Q. When meeting someone for the first time, and they ask what kind of music you make, what’s the first thing you say?
A.
Vela: Quiet songs that carry. Intimate voice up close, simple instruments, and a pulse you feel more than you count. If you like space between the notes, you’ll find us there.
Barbonus: Minimal pop with a heartbeat—letters you can hum. We keep the air in the room; silence gets a bar or two in every arrangement.
Q. What do you want this song to say about you as musicians right now?
A.
Vela: That we trust restraint. A voice up close, a guitar that doesn’t rush, and the courage to stop when the take still breathes. If you’re looking for fireworks, the sky has plenty—Blue Thread is more like a candle you notice once your eyes adjust.
Barbonus: That we can keep a promise without shouting. We took a handful of fragments and turned them into a present tense. Small handwriting, clear line. If a song can hold absence and still feel warm, that’s where we want to stand.
Q. What is the most unexpected sound or technique you used in this song that listeners might not catch at first?
A.
Vela: I sang slightly off-axis into the mic to keep the air and soften the sibilants. No heavy doubles—just one ghost layer that slips in near the end, almost like a breath standing beside the main line.

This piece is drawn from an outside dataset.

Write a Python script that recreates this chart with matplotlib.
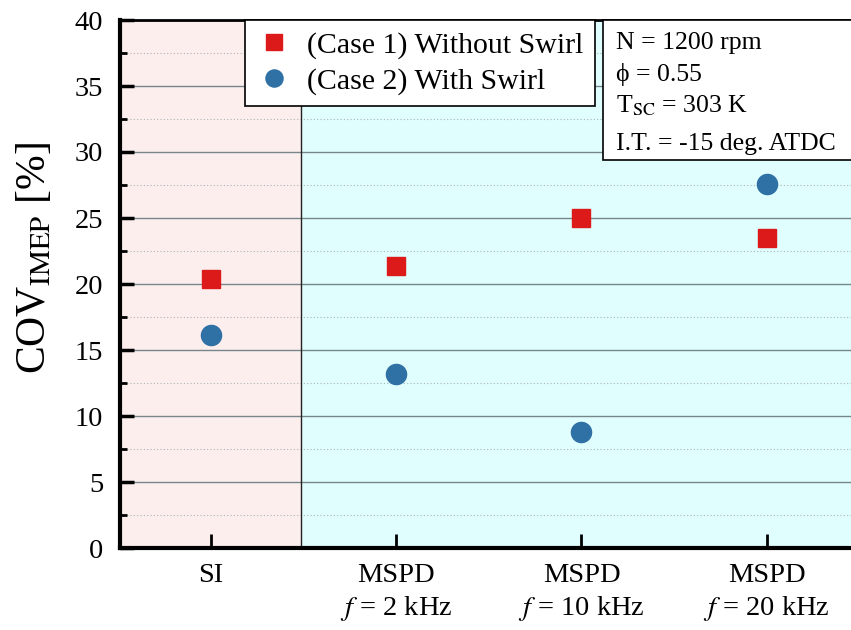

Barbonus: There’s a very quiet bed of the original cassette’s hiss tucked way under the guitar—more felt than heard. We matched a touch of wow/flutter to its drift so the harmony sways a little, like light on water. The “noise” isn’t a mistake; it’s the handwriting of where the song came from.
Q. And finally, what’s next? Can you give us the inside scoop on your upcoming projects and what fans should be excited about? We'd love to be the first to share the news!
A.
Vela: We’ve actually been working across all eighteen pieces from the start — a bit like shooting the sequel while you’re still on set for the first film. Releasing Unearthed was us cutting the thread at six so the rest wouldn’t disappear into endless polishing. Unearthed – Part II gathers the next arc: same honesty, a wider swing; a couple of songs step forward, others stay in the quiet.
Barbonus: In parallel I’m finishing a small companion of interludes and text pieces — things that live between the songs — like Just Silence, Endless Loops of Yesterday, Observed. And a live-room video for Blue Thread. No stadiums; small rooms, clear sound, and a walk home after.
BC25, thank you so much, we appreciate you taking the time to talk to us!
End Interview
We’re happy to have shared BC25’s exciting journey with you and uncovered such inspiring insights about their creative process.